Le HCR a-t-il les moyens de leur venir en aide ?
Les besoins sont énormes et les ressources très limitées. Pour les trois pays principaux, les déplacés, le Mali lui-même, nous avons un budget total (prévisionnel) de 144 millions de dollars américains, et aujourd’hui, nous sommes seulement à 32 % (de financement réel). Donc, vous voyez que nous avons un trou de 68 %. Ça nous donne « du fil à retordre » pour venir en aide à toute cette population qui en a besoin, pour donner de l’eau, de la nourriture, des abris, et apporter la santé et l’éducation.
Comment expliquez-vous ce manque d’argent ?
Le manque d’argent est dû principalement à la crise économique. Mais nous, on ne baisse pas les bras. On est en train de voir avec les donateurs. Comme nous avons les crises en Syrie, au Soudan, en RD Congo, en Somalie, tout cela fait que les donateurs aussi commencent à être fatigués de toutes ces crises, parce que la générosité n’est pas là, dans un marasme économique qui n’est pas très facile. Mais nous allons toujours continuer le plaidoyer, afin que les uns et les autres puissent venir en aide aux nécessiteux.

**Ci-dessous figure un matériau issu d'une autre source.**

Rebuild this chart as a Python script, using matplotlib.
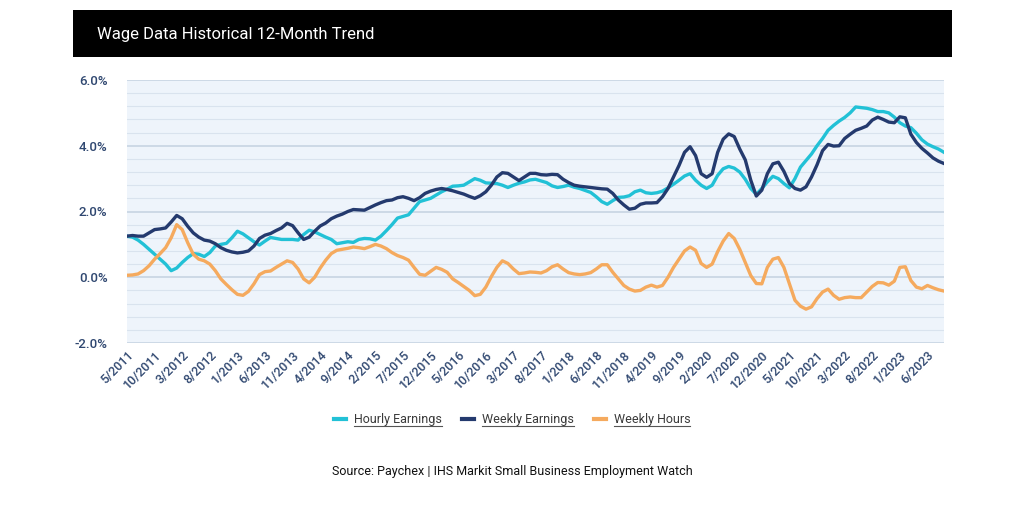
import numpy as np
import matplotlib
matplotlib.use('Agg')
import matplotlib.pyplot as plt
from matplotlib.patches import Rectangle
from matplotlib.lines import Line2D

plt.rcParams['font.family'] = ['Roboto', 'DejaVu Sans']

# monthly values, 5/2011 .. 9/2023 (percent, 12-month change)
hourly = [1.25, 1.22, 1.13, 1.0, 0.85, 0.7, 0.55, 0.4, 0.2, 0.28,
          0.45, 0.6, 0.72, 0.7, 0.63, 0.75, 0.95, 1.0, 1.03, 1.2,
          1.4, 1.32, 1.2, 1.08, 0.98, 1.1, 1.21, 1.18, 1.15, 1.15,
          1.15, 1.13, 1.3, 1.43, 1.38, 1.3, 1.22, 1.15, 1.02, 1.05,
          1.08, 1.06, 1.15, 1.18, 1.17, 1.13, 1.25, 1.42, 1.6, 1.8,
          1.85, 1.9, 2.1, 2.3, 2.35, 2.4, 2.5, 2.6, 2.68, 2.77,
          2.78, 2.8, 2.9, 3.0, 2.95, 2.87, 2.86, 2.85, 2.8, 2.73,
          2.8, 2.86, 2.9, 2.96, 2.98, 2.93, 2.88, 2.78, 2.73, 2.76,
          2.8, 2.74, 2.7, 2.64, 2.58, 2.45, 2.3, 2.22, 2.33, 2.43,
          2.44, 2.48, 2.6, 2.65, 2.57, 2.55, 2.57, 2.62, 2.72, 2.83,
          2.95, 3.08, 3.15, 2.95, 2.8, 2.7, 2.8, 3.1, 3.3, 3.37,
          3.32, 3.2, 2.98, 2.7, 2.52, 2.7, 2.9, 3.07, 3.0, 2.85,
          2.72, 3.0, 3.35, 3.55, 3.75, 4.0, 4.22, 4.47, 4.62, 4.75,
          4.86, 5.0, 5.18, 5.16, 5.14, 5.1, 5.04, 5.04, 5.0, 4.87,
          4.7, 4.6, 4.55, 4.38, 4.18, 4.05, 3.97, 3.9, 3.8]

weekly = [1.25, 1.27, 1.25, 1.25, 1.35, 1.45, 1.47, 1.5, 1.68, 1.88,
          1.78, 1.55, 1.35, 1.22, 1.13, 1.1, 1.02, 0.9, 0.82, 0.77,
          0.74, 0.76, 0.8, 0.95, 1.18, 1.28, 1.33, 1.42, 1.5, 1.64,
          1.57, 1.35, 1.15, 1.22, 1.4, 1.56, 1.65, 1.78, 1.86, 1.92,
          2.0, 2.06, 2.05, 2.04, 2.12, 2.2, 2.27, 2.33, 2.35, 2.42,
          2.45, 2.4, 2.33, 2.42, 2.55, 2.62, 2.67, 2.7, 2.67, 2.63,
          2.58, 2.53, 2.46, 2.4, 2.48, 2.6, 2.8, 3.05, 3.18, 3.16,
          3.05, 2.94, 3.05, 3.16, 3.16, 3.12, 3.11, 3.13, 3.12, 2.98,
          2.88, 2.8, 2.77, 2.75, 2.73, 2.71, 2.69, 2.68, 2.55, 2.35,
          2.2, 2.07, 2.1, 2.22, 2.26, 2.26, 2.27, 2.45, 2.7, 3.05,
          3.4, 3.8, 3.97, 3.7, 3.15, 3.04, 3.15, 3.8, 4.2, 4.36,
          4.28, 3.9, 3.57, 2.95, 2.47, 2.65, 3.15, 3.45, 3.5, 3.22,
          2.85, 2.7, 2.65, 2.75, 3.05, 3.42, 3.85, 4.04, 3.99, 4.0,
          4.22, 4.35, 4.47, 4.53, 4.6, 4.78, 4.87, 4.8, 4.72, 4.7,
          4.88, 4.85, 4.35, 4.1, 3.92, 3.78, 3.63, 3.53, 3.46]

hours = [0.06, 0.07, 0.1, 0.2, 0.35, 0.55, 0.72, 0.9, 1.2, 1.6,
         1.45, 1.05, 0.7, 0.55, 0.5, 0.4, 0.2, -0.05, -0.22, -0.38,
         -0.52, -0.55, -0.43, -0.2, 0.08, 0.17, 0.19, 0.3, 0.4, 0.5,
         0.45, 0.25, -0.05, -0.17, 0.0, 0.28, 0.52, 0.72, 0.82, 0.85,
         0.88, 0.92, 0.9, 0.87, 0.93, 1.0, 0.95, 0.87, 0.75, 0.66,
         0.6, 0.52, 0.3, 0.09, 0.06, 0.18, 0.3, 0.24, 0.15, -0.05,
         -0.16, -0.28, -0.4, -0.56, -0.52, -0.3, 0.02, 0.3, 0.5, 0.42,
         0.25, 0.11, 0.13, 0.16, 0.15, 0.13, 0.2, 0.32, 0.38, 0.25,
         0.14, 0.1, 0.08, 0.1, 0.14, 0.25, 0.38, 0.38, 0.15, -0.05,
         -0.25, -0.36, -0.42, -0.4, -0.3, -0.24, -0.3, -0.25, 0.0, 0.3,
         0.55, 0.8, 0.92, 0.82, 0.42, 0.3, 0.4, 0.78, 1.1, 1.33,
         1.18, 0.85, 0.45, 0.05, -0.19, -0.2, 0.3, 0.55, 0.6, 0.3,
         -0.2, -0.7, -0.88, -0.97, -0.9, -0.65, -0.45, -0.36, -0.55, -0.67,
         -0.62, -0.6, -0.62, -0.62, -0.45, -0.28, -0.16, -0.17, -0.24, -0.12,
         0.3, 0.32, -0.1, -0.3, -0.35, -0.25, -0.32, -0.38, -0.42]

tick_labels = ['5/2011', '10/2011', '3/2012', '8/2012', '1/2013', '6/2013',
               '11/2013', '4/2014', '9/2014', '2/2015', '7/2015', '12/2015',
               '5/2016', '10/2016', '3/2017', '8/2017', '1/2018', '6/2018',
               '11/2018', '4/2019', '9/2019', '2/2020', '7/2020', '12/2020',
               '5/2021', '10/2021', '3/2022', '8/2022', '1/2023', '6/2023']
series_names = ['Hourly Earnings', 'Weekly Earnings', 'Weekly Hours']
colors = ['#22c1d6', '#243a6e', '#f5aa5e']
navy_txt = '#2f4770'

fig = plt.figure(figsize=(10.24, 5.12), dpi=100)
fig.patch.set_facecolor('white')

# black header bar
fig.add_artist(Rectangle((73/1024, 1-57/512), (952-73)/1024, 47/512,
                         transform=fig.transFigure, facecolor='black', edgecolor='none'))
fig.text(97/1024, 1-34/512, 'Wage Data Historical 12-Month Trend', color='white',
         fontsize=12, va='center', ha='left')

ax = fig.add_axes([127/1024, 1-343/512, 817/1024, 263/512])
ax.set_facecolor('#eef4fb')
x = np.arange(len(hourly))
for vals, c, name in zip([hourly, weekly, hours], colors, series_names):
    ax.plot(x, vals, color=c, lw=2.4, label=name, solid_joinstyle='round')

ax.set_xlim(0, len(hourly) - 1)
ax.set_ylim(-2, 6)
ax.set_yticks([-2, 0, 2, 4, 6])
ax.set_yticklabels(['%.1f%%' % v for v in [-2, 0, 2, 4, 6]])
ax.set_yticks(np.arange(-2, 6.01, 0.4), minor=True)
ax.grid(which='major', axis='y', color='#c3d2e0', lw=1.1)
ax.grid(which='minor', axis='y', color='#d9e3ee', lw=0.8)
ax.set_axisbelow(True)
ax.set_xticks(np.arange(0, len(hourly), 5))
ax.set_xticklabels(tick_labels, rotation=45, ha='right', rotation_mode='anchor')
ax.tick_params(axis='both', which='both', length=0, colors=navy_txt)
ax.tick_params(axis='y', pad=14, labelsize=9.5)
ax.tick_params(axis='x', pad=4, labelsize=9)
for lab in ax.get_yticklabels() + ax.get_xticklabels():
    lab.set_fontweight('medium')
for s in ax.spines.values():
    s.set_visible(False)

handles = [Line2D([0], [0], color=c, lw=3) for c in colors]
leg = fig.legend(handles, series_names, loc='center', bbox_to_anchor=(0.5, 1-420/512),
                 ncol=3, frameon=False, handlelength=1.0, handletextpad=0.6,
                 columnspacing=1.6, fontsize=9)
for t in leg.get_texts():
    t.set_color('#3a3a3a')

fig.text(0.5, 1-471/512, 'Source: Paychex | IHS Markit Small Business Employment Watch',
         ha='center', va='center', fontsize=9, color='#111111')

# underline legend entries
fig.canvas.draw()
r = fig.canvas.get_renderer()
for t in leg.get_texts():
    bb = t.get_window_extent(r)
    yy = bb.y0 + 0.5
    fig.add_artist(Line2D([bb.x0, bb.x1], [yy, yy], transform=None,
                          color='#555555', lw=0.8))

fig.savefig('out.png', dpi=100)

Vous parliez d’une arrivée constante de réfugiés depuis le début de l’année. Est-ce qu’on assiste aussi à des retours au pays ou dans la région natale des personnes déplacées ?
Pour le moment, on ne peut pas vraiment confirmer ça, puisque ce qui a fait fuir les réfugiés - c'est-à-dire l’insécurité - est toujours là. Les zones comme Gao, Tombouctou et Kidal, ne sont pas tout à fait sécurisées. Nos collègues qui sont sur le terrain avec les réfugiés, au quotidien, ne nous ont pas dit qu’il y avait des abris libres. Nous pensons donc que le moment n’est pas propice pour un retour en toute sécurité et en toute dignité.
Si les réfugiés y retournent, il n’y a pas tellement de nourriture. Ils nous ont aussi parlé du problème de représailles. Mais je pense qu’une fois qu’on peut vraiment sécuriser les différentes régions, les réfugiés vont reprendre le chemin du retour pour aider à reconstruire leur pays.